O que fica perceptível logo de cara é que “Bandersnatch” não é tão guiado pelo espectador quanto alguns esperavam. Suas escolhas ramificam as narrativas que te levarão aos vários finais alternativos da história, mas, tão logo você segue um caminho não previsto ou almejado pela Netflix, a história retorna para algum ponto crucial, até que você repense suas escolhas e faça a escolha deles. E ao contrário do que motivou tantas críticas, é exatamente aqui que eles acertam. “Bandersnatch” não é sobre estar no controle, mas, sim, ser controlado.

Todos os universos e histórias exploradas por “Black Mirror” sempre tiveram como ponto central alguma crítica à tecnologia ou a maneira como a sociedade lida com ela atualmente e, na realidade de “Bandersnatch”, assumimos tanto o papel de vítima – somos forçados a fazer escolhas que não concordamos, mas que precisamos fazer para sairmos de seu labirinto –  quanto de vilões – nossas escolhas, em certos pontos, passam a fazer mal ao personagem central. É praticamente impossível passar pelo filme sem tirar a vida de pelo menos uma pessoa. Nos satisfazendo com a menor das aberturas de estarmos controlando algo, enquanto apenas somos guiados dentro de seus roteiros. Algo familiar para uma realidade habituada ao “on-demand” (inglês para “sob demanda”), mas com acesso limitado ao que definem os algoritmos, presentes na Netflix, Spotify, Youtube, Facebook e até mesmo suas pesquisas do Google.


O falso controle aos espectadores não deveria ser visto com surpresa. Em seu trailer, “Bandersnatch” enfatiza a fala de uma senhora, numa propaganda de tevê, que avisa: “você não está no controle.” Já no longa, um dos personagens mais esclarecidos sobre o universo explorado, o programador de jogos Colin Ritman, protagoniza um monólogo maravilhoso num momento de mútua alucinação e lucidez, causado por uma droga que ele diz usar para “sair do buraco” – estado utilizado pelo filme para descrever os momentos em que você se vê preso no labirinto, sem saber quais escolhas fazer.

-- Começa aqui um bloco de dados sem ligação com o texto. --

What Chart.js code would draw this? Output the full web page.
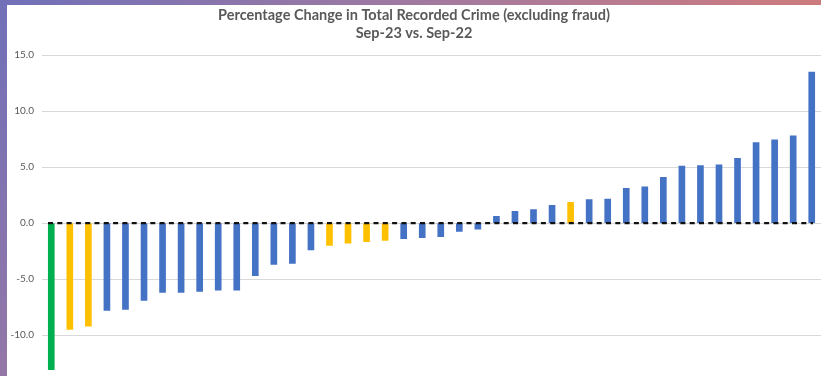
<!DOCTYPE html>
<html>
<head>
<meta charset="utf-8">
<script src="https://cdn.jsdelivr.net/npm/chart.js@4.4.1/dist/chart.umd.min.js"></script>
<style>
  html, body { margin: 0; padding: 0; overflow: hidden; }
  body {
    width: 821px; height: 376px; position: relative;
    background: linear-gradient(129deg, #7070b9 0%, #a47a9e 40%, #c57b86 65%, #e07a55 100%);
  }
  #panel {
    position: absolute; left: 7px; top: 5px; width: 814px; height: 410px;
    background: #ffffff;
  }
  canvas { display: block; }
</style>
</head>
<body>
<div id="panel"><canvas id="chart" width="814" height="400"></canvas></div>
<script>
// Forces ranked by percentage change, Sep-23 vs. Sep-22
const categories = Array.from({ length: 42 }, (_, i) => String(i + 1));

const pctChange = [
  -13.1, -9.5, -9.2, -7.8, -7.7, -6.9, -6.2, -6.2, -6.1, -6.0,
  -6.0, -4.7, -3.7, -3.6, -2.4, -2.0, -1.8, -1.65, -1.55, -1.4,
  -1.3, -1.2, -0.75, -0.55, 0.6, 1.05, 1.2, 1.6, 1.85, 2.1,
  2.15, 3.1, 3.25, 4.1, 5.1, 5.15, 5.2, 5.8, 7.2, 7.45,
  7.8, 13.5
];

// Bar group: G = highlighted force, Y = comparison group, B = other forces
const barGroup = [
  'G', 'Y', 'Y', 'B', 'B', 'B', 'B', 'B', 'B', 'B',
  'B', 'B', 'B', 'B', 'B', 'Y', 'Y', 'Y', 'Y', 'B',
  'B', 'B', 'B', 'B', 'B', 'B', 'B', 'B', 'Y', 'B',
  'B', 'B', 'B', 'B', 'B', 'B', 'B', 'B', 'B', 'B',
  'B', 'B'
];

const yTicks = [-15, -10, -5, 0, 5, 10, 15];

const groupColours = { G: '#00b050', Y: '#ffc000', B: '#4472c4' };

// Dashed horizontal axis at zero, drawn over the bars
const zeroLine = {
  id: 'zeroLine',
  afterDatasetsDraw(chart) {
    const { ctx, chartArea, scales } = chart;
    const y = scales.y.getPixelForValue(0);
    ctx.save();
    ctx.strokeStyle = '#111111';
    ctx.lineWidth = 2.2;
    ctx.setLineDash([5, 4.3]);
    ctx.beginPath();
    ctx.moveTo(chartArea.left + 6, y);
    ctx.lineTo(chartArea.right - 8, y);
    ctx.stroke();
    ctx.restore();
  }
};

new Chart(document.getElementById('chart'), {
  type: 'bar',
  data: {
    labels: categories,
    datasets: [{
      data: pctChange,
      backgroundColor: barGroup.map(g => groupColours[g]),
      borderWidth: 0,
      barThickness: 6,
      categoryPercentage: 1,
      barPercentage: 1
    }]
  },
  options: {
    responsive: false,
    animation: false,
    layout: { padding: { left: 0, right: 0, top: 0, bottom: 0 } },
    plugins: {
      legend: { display: false },
      tooltip: { enabled: false },
      title: {
        display: true,
        text: ['Percentage Change in Total Recorded Crime (excluding fraud)', 'Sep-23 vs. Sep-22'],
        color: '#595959',
        font: { family: 'Lato', size: 14.5, weight: 'bold', lineHeight: 1.25 },
        padding: { top: 1, bottom: 13 }
      }
    },
    scales: {
      x: {
        grid: { display: false },
        border: { display: false },
        ticks: { display: false },
        afterFit(scale) { scale.height = 8; }
      },
      y: {
        min: -15,
        max: 15,
        afterBuildTicks(scale) { scale.ticks = yTicks.map(v => ({ value: v })); },
        grid: { color: '#d9d9d9', lineWidth: 1, drawTicks: false },
        border: { display: false },
        ticks: {
          color: '#595959',
          font: { family: 'Lato', size: 10 },
          padding: 8,
          callback: v => v.toFixed(1)
        },
        afterFit(scale) { scale.width = 35; }
      }
    }
  },
  plugins: [zeroLine]
});
</script>
</body>
</html>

Longe de não ter falhas, a proposta do filme pode ficar cansativa para quem se recusar a seguir as escolhas da plataforma e, num momento que transborda vergonha alheia, se utiliza de metalinguagem descartável para criar um alívio cômico que acaba meio solto para o tom da trama. Mas, num geral, e, principalmente, sendo um dos primeiros passos da plataforma neste segmento, é um produto que entrega o que propõe. E que, sendo em “Black Mirror”, te obriga a consumir e falar sobre isso.

Que outra produção da casa seria capaz de te fazer ligar a TV – o filme não é compatível com diversos modelos de smartphones – e usar o controle remoto, apenas para te dizer que você é quem está sendo controlado?

Em seu formato convencional, a quinta temporada de “Black Mirror” estreará ainda neste ano. Segundo seus criadores, suas novas histórias continuarão girando em torno da tecnologia e seus efeitos sob a sociedade, mas deverão contar também com histórias felizes, não se limitando ao tom distópico que ditou a série até aqui.